## START Information supplied
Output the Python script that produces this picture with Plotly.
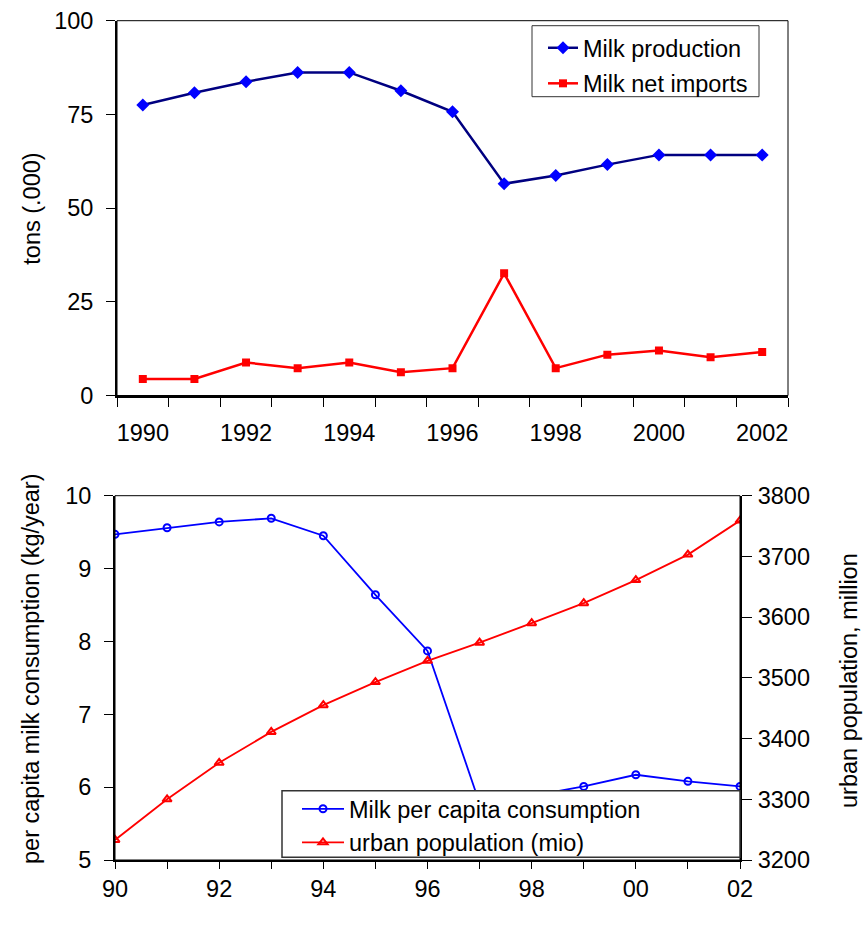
import plotly.graph_objects as go

W, H = 864, 939

# ---- data: top chart ----
years_top = [1990, 1991, 1992, 1993, 1994, 1995, 1996, 1997, 1998, 1999, 2000, 2001, 2002]
milk_production = [77.5, 80.8, 83.7, 86.2, 86.2, 81.3, 75.7, 56.5, 58.7, 61.6, 64.2, 64.2, 64.2]
milk_net_imports = [4.4, 4.4, 8.8, 7.3, 8.8, 6.2, 7.3, 32.6, 7.3, 10.9, 12.0, 10.2, 11.6]
top_tick_years = [1990, 1992, 1994, 1996, 1998, 2000, 2002]
top_yticks = [0, 25, 50, 75, 100]

# ---- data: bottom chart ----
years_bot = [1990, 1991, 1992, 1993, 1994, 1995, 1996, 1997, 1998, 1999, 2000, 2001, 2002]
milk_per_capita = [9.47, 9.56, 9.64, 9.69, 9.45, 8.64, 7.87, 5.78, 5.88, 6.01, 6.17, 6.08, 6.01]
urban_population = [3233, 3300, 3360, 3411, 3455, 3493, 3528, 3558, 3590, 3623, 3661, 3703, 3759]
bot_tick_labels = ["90", "", "92", "", "94", "", "96", "", "98", "", "00", "", "02"]
bot_yticks_left = [5, 6, 7, 8, 9, 10]
bot_yticks_right = [3200, 3300, 3400, 3500, 3600, 3700, 3800]

FONT = "Liberation Sans, Arial, sans-serif"
FS = 23.5


def px_x(v):
    return v / W


def px_y(v):
    return 1 - v / H


# plot area pixel boxes
T_L, T_R, T_T, T_B = 117, 788, 20.7, 395.5
B_L, B_R, B_T, B_B = 115, 740, 495.7, 860

fig = go.Figure()

fig.add_trace(go.Scatter(
    x=years_top, y=milk_production, name="Milk production",
    mode="lines+markers", line=dict(color="#000080", width=2.5),
    marker=dict(symbol="diamond", size=10, color="#0000FF"),
    xaxis="x", yaxis="y", legend="legend", legendgroup="a"))
fig.add_trace(go.Scatter(
    x=years_top, y=milk_net_imports, name="Milk net imports",
    mode="lines+markers", line=dict(color="#FF0000", width=2.5),
    marker=dict(symbol="square", size=8, color="#FF0000"),
    xaxis="x", yaxis="y", legend="legend", legendgroup="b"))

fig.add_trace(go.Scatter(
    x=years_bot, y=milk_per_capita, name="Milk per capita consumption",
    mode="lines+markers", line=dict(color="#0000FF", width=1.8),
    marker=dict(symbol="circle-open", size=7, color="#0000FF", line=dict(width=2)),
    xaxis="x2", yaxis="y2", legend="legend2"))
fig.add_trace(go.Scatter(
    x=years_bot, y=urban_population, name="urban population (mio)",
    mode="lines+markers", line=dict(color="#FF0000", width=1.8),
    marker=dict(symbol="triangle-up-open", size=8, color="#FF0000", line=dict(width=2)),
    xaxis="x2", yaxis="y3", legend="legend2"))

tickfont = dict(family=FONT, size=FS, color="black")

fig.update_layout(
    width=W, height=H,
    margin=dict(l=0, r=0, t=0, b=0, autoexpand=False),
    paper_bgcolor="white", plot_bgcolor="white",
    font=dict(family=FONT, size=FS, color="black"),
    xaxis=dict(
        domain=[px_x(T_L), px_x(T_R)], anchor="y", automargin=False,
        range=[1989.5, 2002.5], tickmode="array", tickvals=top_tick_years,
        ticktext=[str(v) for v in top_tick_years],
        ticks="outside", ticklen=9, tickcolor="rgba(0,0,0,0)",
        minor=dict(tickmode="array", tickvals=[y - 0.5 for y in years_top] + [2002.5],
                   ticks="outside", ticklen=9, tickcolor="black", tickwidth=1.2, showgrid=False),
        showline=True, linecolor="black", linewidth=2, showgrid=False, zeroline=False,
        tickfont=tickfont, ticklabelstandoff=6),
    yaxis=dict(
        domain=[px_y(T_B), px_y(T_T)], anchor="x", automargin=False,
        range=[0, 100], tickmode="array", tickvals=top_yticks,
        ticks="outside", ticklen=9, tickcolor="black", tickwidth=1.2,
        showline=True, linecolor="black", linewidth=1.8, showgrid=False, zeroline=False,
        tickfont=tickfont, ticklabelstandoff=8),
    xaxis2=dict(
        domain=[px_x(B_L), px_x(B_R)], anchor="y2", automargin=False,
        range=[1990, 2002], tickmode="array", tickvals=years_bot, ticktext=bot_tick_labels,
        ticks="outside", ticklen=7, tickcolor="black", tickwidth=1.2,
        showline=True, linecolor="black", linewidth=2, showgrid=False, zeroline=False,
        tickfont=tickfont, ticklabelstandoff=0),
    yaxis2=dict(
        domain=[px_y(B_B), px_y(B_T)], anchor="x2", automargin=False,
        range=[5, 10], tickmode="array", tickvals=bot_yticks_left,
        ticks="outside", ticklen=9, tickcolor="black", tickwidth=1.2,
        showline=True, linecolor="black", linewidth=2, showgrid=False, zeroline=False,
        tickfont=tickfont, ticklabelstandoff=8),
    yaxis3=dict(
        overlaying="y2", side="right", anchor="x2", automargin=False,
        range=[3200, 3800], tickmode="array", tickvals=bot_yticks_right,
        ticks="outside", ticklen=10, tickcolor="black", tickwidth=1.2,
        showline=True, linecolor="black", linewidth=2, showgrid=False, zeroline=False,
        tickfont=tickfont, ticklabelstandoff=1),
    legend=dict(
        x=px_x(543), y=px_y(26), xanchor="left", yanchor="top",
        bgcolor="rgba(0,0,0,0)", borderwidth=0, font=dict(family=FONT, size=FS),
        traceorder="grouped", tracegroupgap=2, itemwidth=30),
    legend2=dict(
        x=px_x(297), y=px_y(787), xanchor="left", yanchor="top",
        bgcolor="rgba(0,0,0,0)", borderwidth=0, font=dict(family=FONT, size=FS),
        itemwidth=42),
    shapes=[
        # thin frame of top plot
        dict(type="rect", xref="paper", yref="paper",
             x0=px_x(T_L), x1=px_x(T_R), y0=px_y(T_B), y1=px_y(T_T),
             line=dict(color="black", width=1), layer="above"),
        # thin frame of bottom plot
        dict(type="rect", xref="paper", yref="paper",
             x0=px_x(B_L), x1=px_x(B_R), y0=px_y(B_B), y1=px_y(B_T),
             line=dict(color="black", width=1), layer="above"),
        # legend boxes
        dict(type="rect", xref="paper", yref="paper",
             x0=px_x(532), x1=px_x(759), y0=px_y(96.7), y1=px_y(25.7),
             line=dict(color="#333333", width=1), fillcolor="white", layer="above"),
        dict(type="rect", xref="paper", yref="paper",
             x0=px_x(282), x1=px_x(740), y0=px_y(857.3), y1=px_y(790.7),
             line=dict(color="#333333", width=1.5), fillcolor="white", layer="above"),
    ],
    annotations=[
        dict(text="tons (.000)", xref="paper", yref="paper", x=px_x(32), y=px_y(208.7),
             textangle=-90, showarrow=False, font=dict(family=FONT, size=FS),
             xanchor="center", yanchor="middle"),
        dict(text="per capita milk consumption (kg/year)", xref="paper", yref="paper",
             x=px_x(31), y=px_y(669), textangle=-90, showarrow=False,
             font=dict(family=FONT, size=FS), xanchor="center", yanchor="middle"),
        dict(text="urban population, million", xref="paper", yref="paper",
             x=px_x(849), y=px_y(681), textangle=-90, showarrow=False,
             font=dict(family=FONT, size=FS), xanchor="center", yanchor="middle"),
    ],
    showlegend=True,
)

fig.write_html("out.html")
## END Information supplied
**What you will do**.
Give back the whole listing as it stands, minus its pictures.

**Task solution**.
Output the Python script that produces this picture with Plotly.
import plotly.graph_objects as go

W, H = 864, 939

# ---- data: top chart ----
years_top = [1990, 1991, 1992, 1993, 1994, 1995, 1996, 1997, 1998, 1999, 2000, 2001, 2002]
milk_production = [77.5, 80.8, 83.7, 86.2, 86.2, 81.3, 75.7, 56.5, 58.7, 61.6, 64.2, 64.2, 64.2]
milk_net_imports = [4.4, 4.4, 8.8, 7.3, 8.8, 6.2, 7.3, 32.6, 7.3, 10.9, 12.0, 10.2, 11.6]
top_tick_years = [1990, 1992, 1994, 1996, 1998, 2000, 2002]
top_yticks = [0, 25, 50, 75, 100]

# ---- data: bottom chart ----
years_bot = [1990, 1991, 1992, 1993, 1994, 1995, 1996, 1997, 1998, 1999, 2000, 2001, 2002]
milk_per_capita = [9.47, 9.56, 9.64, 9.69, 9.45, 8.64, 7.87, 5.78, 5.88, 6.01, 6.17, 6.08, 6.01]
urban_population = [3233, 3300, 3360, 3411, 3455, 3493, 3528, 3558, 3590, 3623, 3661, 3703, 3759]
bot_tick_labels = ["90", "", "92", "", "94", "", "96", "", "98", "", "00", "", "02"]
bot_yticks_left = [5, 6, 7, 8, 9, 10]
bot_yticks_right = [3200, 3300, 3400, 3500, 3600, 3700, 3800]

FONT = "Liberation Sans, Arial, sans-serif"
FS = 23.5


def px_x(v):
    return v / W


def px_y(v):
    return 1 - v / H


# plot area pixel boxes
T_L, T_R, T_T, T_B = 117, 788, 20.7, 395.5
B_L, B_R, B_T, B_B = 115, 740, 495.7, 860

fig = go.Figure()

fig.add_trace(go.Scatter(
    x=years_top, y=milk_production, name="Milk production",
    mode="lines+markers", line=dict(color="#000080", width=2.5),
    marker=dict(symbol="diamond", size=10, color="#0000FF"),
    xaxis="x", yaxis="y", legend="legend", legendgroup="a"))
fig.add_trace(go.Scatter(
    x=years_top, y=milk_net_imports, name="Milk net imports",
    mode="lines+markers", line=dict(color="#FF0000", width=2.5),
    marker=dict(symbol="square", size=8, color="#FF0000"),
    xaxis="x", yaxis="y", legend="legend", legendgroup="b"))

fig.add_trace(go.Scatter(
    x=years_bot, y=milk_per_capita, name="Milk per capita consumption",
    mode="lines+markers", line=dict(color="#0000FF", width=1.8),
    marker=dict(symbol="circle-open", size=7, color="#0000FF", line=dict(width=2)),
    xaxis="x2", yaxis="y2", legend="legend2"))
fig.add_trace(go.Scatter(
    x=years_bot, y=urban_population, name="urban population (mio)",
    mode="lines+markers", line=dict(color="#FF0000", width=1.8),
    marker=dict(symbol="triangle-up-open", size=8, color="#FF0000", line=dict(width=2)),
    xaxis="x2", yaxis="y3", legend="legend2"))

tickfont = dict(family=FONT, size=FS, color="black")

fig.update_layout(
    width=W, height=H,
    margin=dict(l=0, r=0, t=0, b=0, autoexpand=False),
    paper_bgcolor="white", plot_bgcolor="white",
    font=dict(family=FONT, size=FS, color="black"),
    xaxis=dict(
        domain=[px_x(T_L), px_x(T_R)], anchor="y", automargin=False,
        range=[1989.5, 2002.5], tickmode="array", tickvals=top_tick_years,
        ticktext=[str(v) for v in top_tick_years],
        ticks="outside", ticklen=9, tickcolor="rgba(0,0,0,0)",
        minor=dict(tickmode="array", tickvals=[y - 0.5 for y in years_top] + [2002.5],
                   ticks="outside", ticklen=9, tickcolor="black", tickwidth=1.2, showgrid=False),
        showline=True, linecolor="black", linewidth=2, showgrid=False, zeroline=False,
        tickfont=tickfont, ticklabelstandoff=6),
    yaxis=dict(
        domain=[px_y(T_B), px_y(T_T)], anchor="x", automargin=False,
        range=[0, 100], tickmode="array", tickvals=top_yticks,
        ticks="outside", ticklen=9, tickcolor="black", tickwidth=1.2,
        showline=True, linecolor="black", linewidth=1.8, showgrid=False, zeroline=False,
        tickfont=tickfont, ticklabelstandoff=8),
    xaxis2=dict(
        domain=[px_x(B_L), px_x(B_R)], anchor="y2", automargin=False,
        range=[1990, 2002], tickmode="array", tickvals=years_bot, ticktext=bot_tick_labels,
        ticks="outside", ticklen=7, tickcolor="black", tickwidth=1.2,
        showline=True, linecolor="black", linewidth=2, showgrid=False, zeroline=False,
        tickfont=tickfont, ticklabelstandoff=0),
    yaxis2=dict(
        domain=[px_y(B_B), px_y(B_T)], anchor="x2", automargin=False,
        range=[5, 10], tickmode="array", tickvals=bot_yticks_left,
        ticks="outside", ticklen=9, tickcolor="black", tickwidth=1.2,
        showline=True, linecolor="black", linewidth=2, showgrid=False, zeroline=False,
        tickfont=tickfont, ticklabelstandoff=8),
    yaxis3=dict(
        overlaying="y2", side="right", anchor="x2", automargin=False,
        range=[3200, 3800], tickmode="array", tickvals=bot_yticks_right,
        ticks="outside", ticklen=10, tickcolor="black", tickwidth=1.2,
        showline=True, linecolor="black", linewidth=2, showgrid=False, zeroline=False,
        tickfont=tickfont, ticklabelstandoff=1),
    legend=dict(
        x=px_x(543), y=px_y(26), xanchor="left", yanchor="top",
        bgcolor="rgba(0,0,0,0)", borderwidth=0, font=dict(family=FONT, size=FS),
        traceorder="grouped", tracegroupgap=2, itemwidth=30),
    legend2=dict(
        x=px_x(297), y=px_y(787), xanchor="left", yanchor="top",
        bgcolor="rgba(0,0,0,0)", borderwidth=0, font=dict(family=FONT, size=FS),
        itemwidth=42),
    shapes=[
        # thin frame of top plot
        dict(type="rect", xref="paper", yref="paper",
             x0=px_x(T_L), x1=px_x(T_R), y0=px_y(T_B), y1=px_y(T_T),
             line=dict(color="black", width=1), layer="above"),
        # thin frame of bottom plot
        dict(type="rect", xref="paper", yref="paper",
             x0=px_x(B_L), x1=px_x(B_R), y0=px_y(B_B), y1=px_y(B_T),
             line=dict(color="black", width=1), layer="above"),
        # legend boxes
        dict(type="rect", xref="paper", yref="paper",
             x0=px_x(532), x1=px_x(759), y0=px_y(96.7), y1=px_y(25.7),
             line=dict(color="#333333", width=1), fillcolor="white", layer="above"),
        dict(type="rect", xref="paper", yref="paper",
             x0=px_x(282), x1=px_x(740), y0=px_y(857.3), y1=px_y(790.7),
             line=dict(color="#333333", width=1.5), fillcolor="white", layer="above"),
    ],
    annotations=[
        dict(text="tons (.000)", xref="paper", yref="paper", x=px_x(32), y=px_y(208.7),
             textangle=-90, showarrow=False, font=dict(family=FONT, size=FS),
             xanchor="center", yanchor="middle"),
        dict(text="per capita milk consumption (kg/year)", xref="paper", yref="paper",
             x=px_x(31), y=px_y(669), textangle=-90, showarrow=False,
             font=dict(family=FONT, size=FS), xanchor="center", yanchor="middle"),
        dict(text="urban population, million", xref="paper", yref="paper",
             x=px_x(849), y=px_y(681), textangle=-90, showarrow=False,
             font=dict(family=FONT, size=FS), xanchor="center", yanchor="middle"),
    ],
    showlegend=True,
)

fig.write_html("out.html")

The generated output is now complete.